I should start this post by pointing something out: I don’t work in the advertisng industry. I even question whether I’m technically a marketer. I like to think of myself as a communicator and hope I was an effective educator for awhile there. But I see myself more as someone who aspires to improve operational effectiveness than someone who makes a living from selling ideas. As a result, I see the whole concept of a post-advertising world as a sublime achievement of humankind.
But the thing about advertisements is that they do a very good job of letting you know about a product, a brand or a concept. The reality is that for the vast majority of goods and services out there, you will have seen an advertisement or at least an example of branding before you decide to invest. And the role of awareness as a trigger for purchase intent is clear. Until quite recently, the effectiveness of advertising messages in all the usual channels (print, broadcast media and outdoor spaces including billboards, event sponsorship branding, and so on) was remarkable.
It would seem on the face of it, that the need for advertising is obvious. And not just for commercial industries. Charities, non-profits, governing bodies and even educators all recognise the need for advertising to help drive awareness and sell ideas. The most effective advertising is that which is highly memorable and persuasive, not just in terms of purchase intent, but as instrument of changing attitudes and behaviours.
But while advertising can still be effective, it doesn’t logically follow that business communicators should always look to advertising as a means of effecting change.
There are three major shifts in consumer behaviour that are impacting on the advertising sector simultaneously:
1. Rise of socially connected world, enabling asynchronous communication among highly specialised and targeted passion groups;
2. Rise in number and range of content channels through which information about products can be shared;
3. Reducing reach and effectiveness of discrete advertising campaigns.
The first two of these trends I need hardly defend, but the third is one that may generate some ire among professionals from the advertising sector. It is, however, factual. Audience behaviour is changing. Consumers are spending more time researching products and services, and they are seeking out the opinions either of their peers, or of networks to which they aspire, to influence their decisions. And importantly, they are less likely to trust advertising messages than ever before.
As a result, any individual advertising campaign must spread into more content and experience channels than ever before, and more attention has to be paid to conversations about products rather than just relying on the advertisement to convince a captured audience. This makes any marketing exercise more expensive and harder to evaluate in terms of effectiveness in generating behaviour change.

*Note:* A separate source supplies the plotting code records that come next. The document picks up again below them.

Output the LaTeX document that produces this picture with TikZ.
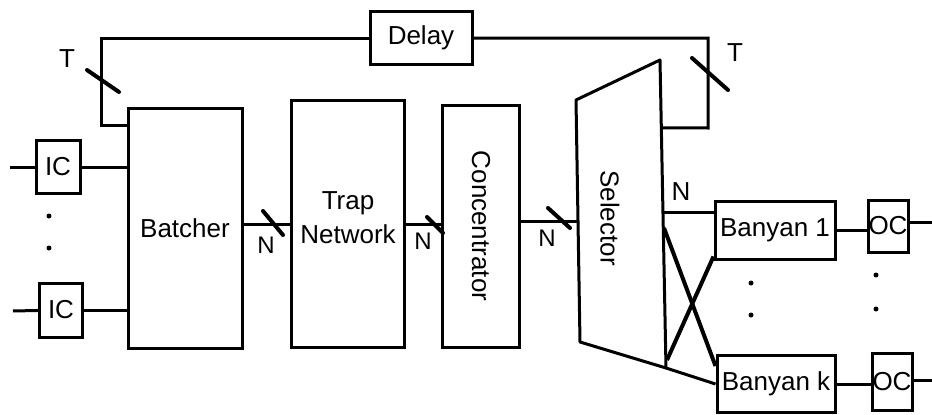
\documentclass[tikz,border=0pt]{standalone}
\usepackage{fontspec}
\setmainfont{Liberation Sans}
\usetikzlibrary{positioning,calc}

\begin{document}
\begin{tikzpicture}[
    x=1pt,y=-1pt,
    block/.style={rectangle,draw,line width=3pt,inner sep=0pt,font=\fontsize{26}{34}\selectfont,align=center},
    wire/.style={line width=3pt},
    busmark/.style={line width=4pt,line cap=round},
    tag/.style={font=\fontsize{26}{34}\selectfont},
    smalltag/.style={font=\fontsize{24}{26}\selectfont}
]
    \useasboundingbox[fill=white] (0,0) rectangle (932,415);

    % Input controllers and sorter
    \node[block,minimum width=44pt,minimum height=53pt] (ic1) at (58,167) {IC};
    \node[block,minimum width=43pt,minimum height=54pt] (ic2) at (61,310) {IC};
    \node[block,minimum width=114pt,minimum height=240pt] (batcher) at (185,228) {Batcher};
    \coordinate (in1) at (10,167);
    \coordinate (in2) at (13,311);
    \draw[wire] (in1) -- (ic1);
    \draw[wire] (ic1) -- (ic1 -| batcher.west);
    \draw[wire] (in2) -- (ic2);
    \draw[wire] (ic2) -- (ic2 -| batcher.west);
    \foreach \p in {(49,216),(49,248)}
        \fill \p circle (2.5pt);

    % Trap network and concentrator
    \node[block,minimum width=113pt,minimum height=247pt,label={[tag,align=center,yshift=6pt]center:Trap\\Network}] (trap) at (348,224) {};
    \node[block,minimum width=77pt,minimum height=242pt,label={[tag,rotate=-90]center:Concentrator}] (conc) at (481,226) {};

    % Selector
    \coordinate (sel-nw) at (576,100);
    \coordinate (sel-ne) at (660,60);
    \coordinate (sel-se) at (666,368);
    \coordinate (sel-sw) at (580,342);
    \draw[wire,line join=round] (sel-nw) -- (sel-ne) -- (sel-se) -- (sel-sw) -- cycle;
    \node[tag,rotate=-90] (sel) at (610,218) {Selector};

    % N-wide links
    \draw[wire] (batcher.east |- trap.west) -- (trap.west);
    \coordinate (b1) at (273,223);
    \draw[busmark] ($(b1)+(-10,-12)$) -- ($(b1)+(10,12)$);
    \node[smalltag] (n1) at (266,245) {N};

    \draw[wire] (trap.east) -- (trap.east -| conc.west);
    \coordinate (b2) at (435,225);
    \draw[busmark] ($(b2)+(-8,-8)$) -- ($(b2)+(8,8)$);
    \node[smalltag] (n2) at (423,241) {N};

    \coordinate (sel-in) at (577,221);
    \draw[wire] (sel-in -| conc.east) -- (sel-in);
    \coordinate (b3) at (559,218);
    \draw[busmark] ($(b3)+(-11,-10)$) -- ($(b3)+(11,10)$);
    \node[smalltag] (n3) at (547,238) {N};

    % Recirculation loop
    \node[block,minimum width=102pt,minimum height=53pt] (delay) at (421,38) {Delay};
    \coordinate (fb-in) at (128,125);
    \coordinate (fb-l) at (101,38);
    \coordinate (fb-r) at (708,128);
    \coordinate (fb-out) at ($(sel-ne)!0.22!(sel-se)$);
    \draw[wire] (fb-in) -| (fb-l) -- (delay.west);
    \draw[wire] (delay.east) -| (fb-r) -- (fb-out);
    \coordinate (t1) at (103,81);
    \draw[busmark] ($(t1)+(-16,-11)$) -- ($(t1)+(16,11)$);
    \node[tag] (t1-lbl) at (67,59) {T};
    \coordinate (t2) at (710,74);
    \draw[busmark] ($(t2)+(-18,-16)$) -- ($(t2)+(18,16)$);
    \node[tag] (t2-lbl) at (735,53) {T};

    % Banyan planes and output controllers
    \node[block,minimum width=120pt,minimum height=58pt] (banyan1) at (775,230) {Banyan 1};
    \node[block,minimum width=118pt,minimum height=57pt] (banyank) at (776,384) {Banyan k};
    \node[block,minimum width=40pt,minimum height=52pt] (oc1) at (888,226) {OC};
    \node[block,minimum width=40pt,minimum height=57pt] (ock) at (892,382) {OC};

    \coordinate (sel-o1) at (663,212);
    \coordinate (sel-o2) at (664,228);
    \coordinate (sel-o3) at (667,360);
    \draw[wire] (sel-o1) -- (sel-o1 -| banyan1.west);
    \node[tag] (n4) at (681,192) {N};
    \draw[wire,line width=4pt] (sel-o2) -- ($(banyank.north west)+(0,12)$);
    \draw[wire,line width=4pt] (sel-o3) -- ($(banyan1.south west)+(0,-4)$);
    \draw[wire] (sel-se) -- (banyank.west);

    \draw[wire] (banyan1.east) -- (banyan1.east -| oc1.west);
    \draw[wire] (banyank.east) -- (banyank.east -| ock.west);
    \coordinate (out1) at (932,222);
    \coordinate (outk) at (932,380);
    \draw[wire] (oc1.east |- out1) -- (out1);
    \draw[wire] (ock.east |- outk) -- (outk);
    \foreach \p in {(751,283),(751,315),(876,275),(876,309)}
        \fill \p circle (2.5pt);
\end{tikzpicture}
\end{document}
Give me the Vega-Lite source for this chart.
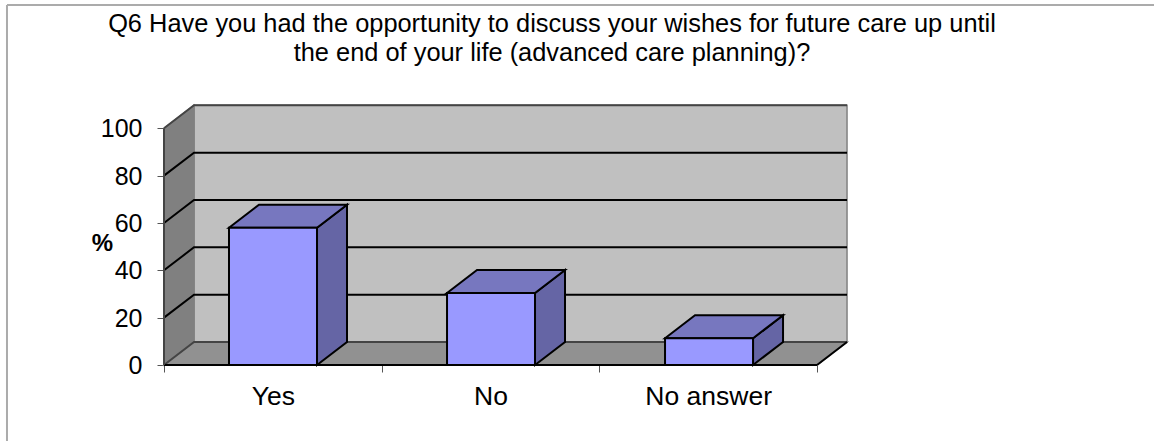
{
"$schema":"https://vega.github.io/schema/vega-lite/v6.json",
"width":1154,"height":441,"padding":0,"autosize":{"type":"none"},
"background":"white",
"config":{"view":{"stroke":null},"font":"Liberation Sans"},
"title":{"text":["Q6 Have you had the opportunity to discuss your wishes for future care up until","the end of your life (advanced care planning)?"],"font":"Liberation Sans","fontSize":25.4,"fontWeight":"normal","color":"#000000","anchor":"middle","frame":"group","dx":-25,"baseline":"alphabetic","offset":-86.5,"lineHeight":29.5},
"datasets":{
"walls":[
{"id":"back","face":"back","x":0.1378,"y":109.72,"y2":9.72},
{"id":"back","face":"back","x":3.1378,"y":109.72,"y2":9.72},
{"id":"left","face":"left","x":0,"y":100,"y2":0},
{"id":"left","face":"left","x":0.1378,"y":109.72,"y2":9.72},
{"id":"floor","face":"floor","x":0,"y":0,"y2":0},
{"id":"floor","face":"floor","x":0.1378,"y":9.72,"y2":0},
{"id":"floor","face":"floor","x":3,"y":9.72,"y2":0},
{"id":"floor","face":"floor","x":3.1378,"y":9.72,"y2":9.72}
],
"lines":[
{"id":"g0","kind":"edge","x":0,"y":0},{"id":"g0","kind":"edge","x":0.1378,"y":9.72},{"id":"g0","kind":"edge","x":3.1378,"y":9.72},
{"id":"g20","kind":"grid","x":0,"y":20},{"id":"g20","kind":"grid","x":0.1378,"y":29.72},{"id":"g20","kind":"grid","x":3.1378,"y":29.72},
{"id":"g40","kind":"grid","x":0,"y":40},{"id":"g40","kind":"grid","x":0.1378,"y":49.72},{"id":"g40","kind":"grid","x":3.1378,"y":49.72},
{"id":"g60","kind":"grid","x":0,"y":60},{"id":"g60","kind":"grid","x":0.1378,"y":69.72},{"id":"g60","kind":"grid","x":3.1378,"y":69.72},
{"id":"g80","kind":"grid","x":0,"y":80},{"id":"g80","kind":"grid","x":0.1378,"y":89.72},{"id":"g80","kind":"grid","x":3.1378,"y":89.72},
{"id":"g100","kind":"edge","x":0,"y":100},{"id":"g100","kind":"edge","x":0.1378,"y":109.72},{"id":"g100","kind":"edge","x":3.1378,"y":109.72},
{"id":"base","kind":"grid","x":0,"y":0},{"id":"base","kind":"grid","x":3,"y":0},
{"id":"rightedge","kind":"grid","x":3,"y":0},{"id":"rightedge","kind":"grid","x":3.1378,"y":9.72},
{"id":"frametop","kind":"frame","x":-0.7213,"y":152.1},{"id":"frametop","kind":"frame","x":4.548,"y":152.1}
],
"verticals":[
{"kind":"frame","x":-0.7213,"y":-32.11,"y2":152.1},
{"kind":"edge","x":0,"y":0,"y2":100}
],
"barfaces":[
{"id":"Yes side","face":"side","x":0.7029,"y":58,"y2":0},{"id":"Yes side","face":"side","x":0.8407,"y":67.72,"y2":9.72},
{"id":"Yes top","face":"top","x":0.2986,"y":58,"y2":58},{"id":"Yes top","face":"top","x":0.4364,"y":67.72,"y2":58},{"id":"Yes top","face":"top","x":0.7029,"y":67.72,"y2":58},{"id":"Yes top","face":"top","x":0.8407,"y":67.72,"y2":67.72},
{"id":"No side","face":"side","x":1.7044,"y":30.4,"y2":0},{"id":"No side","face":"side","x":1.8422,"y":40.12,"y2":9.72},
{"id":"No top","face":"top","x":1.3002,"y":30.4,"y2":30.4},{"id":"No top","face":"top","x":1.438,"y":40.12,"y2":30.4},{"id":"No top","face":"top","x":1.7044,"y":40.12,"y2":30.4},{"id":"No top","face":"top","x":1.8422,"y":40.12,"y2":40.12},
{"id":"NA side","face":"side","x":2.706,"y":11.3,"y2":0},{"id":"NA side","face":"side","x":2.8438,"y":21.02,"y2":9.72},
{"id":"NA top","face":"top","x":2.3017,"y":11.3,"y2":11.3},{"id":"NA top","face":"top","x":2.4395,"y":21.02,"y2":11.3},{"id":"NA top","face":"top","x":2.706,"y":21.02,"y2":11.3},{"id":"NA top","face":"top","x":2.8438,"y":21.02,"y2":21.02}
],
"bars":[
{"category":"Yes","x":0.2986,"x2":0.7029,"value":58},
{"category":"No","x":1.3002,"x2":1.7044,"value":30.4},
{"category":"No answer","x":2.3017,"x2":2.706,"value":11.3}
]
},
"resolve":{"axis":{"x":"independent"}},
"layer":[
{"data":{"name":"walls"},"mark":{"type":"area","orient":"vertical","stroke":"#808080","strokeWidth":1.5,"clip":false},
"encoding":{
"x":{"field":"x","type":"quantitative","scale":{"domain":[-0.7534,4.548],"nice":false,"zero":false},
"axis":{"orient":"bottom","offset":-76,"values":[0,1,2,3],"labels":false,"domain":false,"grid":false,"tickSize":7,"tickColor":"#555555","tickWidth":1,"title":null}},
"y":{"field":"y","type":"quantitative","scale":{"domain":[-32.11,154.2],"nice":false,"zero":false},
"axis":{"orient":"left","offset":-164,"values":[0,20,40,60,80,100],"domain":false,"grid":false,"tickSize":7,"tickColor":"#555555","tickWidth":1,"labelFont":"Liberation Sans","labelFontSize":25,"labelColor":"#000000","labelPadding":15,"labelOffset":0.5,"format":"d",
"title":"%","titleFont":"Liberation Sans","titleFontSize":24,"titleFontWeight":"bold","titleColor":"#000000","titleAngle":0,"titleX":-62,"titleY":250,"titleAlign":"center","titleBaseline":"alphabetic"}},
"y2":{"field":"y2"},
"detail":{"field":"id"},
"fill":{"field":"face","type":"nominal","scale":{"domain":["back","left","floor","side","top"],"range":["#C0C0C0","#808080","#919191","#6565A5","#7777BF"]},"legend":null}
}},
{"data":{"name":"lines"},"mark":{"type":"line","strokeWidth":2},
"encoding":{
"x":{"field":"x","type":"quantitative","axis":{"orient":"bottom","offset":-76,"values":[0.5,1.5,2.5],"labelExpr":"datum.value==0.5?'Yes':datum.value==1.5?'No':'No answer'","labelFont":"Liberation Sans","labelFontSize":26.5,"labelColor":"#000000","labelPadding":18,"ticks":false,"domain":false,"grid":false,"title":null}},
"y":{"field":"y","type":"quantitative"},
"detail":{"field":"id"},
"stroke":{"field":"kind","type":"nominal","scale":{"domain":["grid","edge","frame"],"range":["#000000","#444444","#ABABAB"]},"legend":null}
}},
{"data":{"name":"verticals"},"mark":{"type":"rule","strokeWidth":2},
"encoding":{
"x":{"field":"x","type":"quantitative","axis":null},
"y":{"field":"y","type":"quantitative"},
"y2":{"field":"y2"},
"stroke":{"field":"kind","type":"nominal","legend":null}
}},
{"data":{"name":"barfaces"},"mark":{"type":"area","orient":"vertical","stroke":"#000000","strokeWidth":2},
"encoding":{
"x":{"field":"x","type":"quantitative","axis":null},
"y":{"field":"y","type":"quantitative"},
"y2":{"field":"y2"},
"detail":{"field":"id"},
"fill":{"field":"face","type":"nominal","legend":null}
}},
{"data":{"name":"bars"},"mark":{"type":"rect","fill":"#9999FF","stroke":"#000000","strokeWidth":2},
"encoding":{
"x":{"field":"x","type":"quantitative","axis":null},
"x2":{"field":"x2"},
"y":{"field":"value","type":"quantitative"},
"y2":{"datum":0}
}}
]
}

The response of the advertising industry to these shifts in behaviour and the concomitant overhead costs arising therefrom, has been predictable and disappointing. Advertisers continue to rely on reach as an indicator of success of a campaign, and they have encouraged firms to spread outbound messages to emergent digital content and experiential channels on top of existing broadcast, print and outdoor channels. Of course this increases their budget and workload, so that’s all very well for advertisers.
Messages are getting louder, not more nuanced.
The behaviour changes that advertisers are battling – a fragmented content landscape, consumer-to-consumer communication, and distrust of advertising messages – are being accelerated by industry tactics. In the perpetual battle for audience reach and message control, advertisers and their PR counterparts have just got better at shouting.
The reasons for this should be obvious and will be the focus of another post: the way we measure our businesses, policies and achievements is always based on previous benchmarks, so it follows that advertisers will use previous benchmarks of reach and memorability as a means of dterminging their campaign ‘success’.
The problem is that even if their reach and memorability scores are accurate, with increased distrust of advertising messages and reliance on peer review, the conversion ratio of reach and memorability to behaviour change is inevitably declining. And if a brand behaves poorly in social channels by seeking empty positivity and meaningless engagement, it will increasingly be considered worthy of shunning.
But what’s the solution for companies and groups that still need to alert the world to their ideas and products?
For me, the most logical option is to gradually phase out advertising altogether. If audiences don’t trust advertising messages, then companies shouldn’t invest in them. Instead, we need to respond to emergent consumer behaviour by tapping in to audience desire for information and for conversation. If decision making is based on accessibility of information, the flexibility of a brand in responding to emergent audience needs and on peer review testing, then it is the facilitation of these behaviours, and not advertising, that merits investment.
I’d like to see a time where audiences controlled the information they received in every facet of their lives. Instead of being bombarded with advertising messages, the audience could easily elect to retrieve information about goods, services and concepts in whatever context they were engaged. And if they chose to live a life free of information about products, they could do so by electing not to ‘click here for more’. And I’d like to see a time where firms understood that the best means of engaging socially with audiences is to respond in a timely manner to audience needs, rather than constantly seeking to provoke their engagement.
I suspect the augmented reality of Google Glass may be the first real phase of this kind of world. Having the capacity to look at an object and find out information about it, or to use voice recognition to research an idea is probably the best example of a user-led experience of the world. But while I’d like to see the advertising industry gradually starved out of existence, I suspect our first glimpses of a user-led world will be corrupted by the noisy, aggressive and increasingly irrelevant pall of advertising.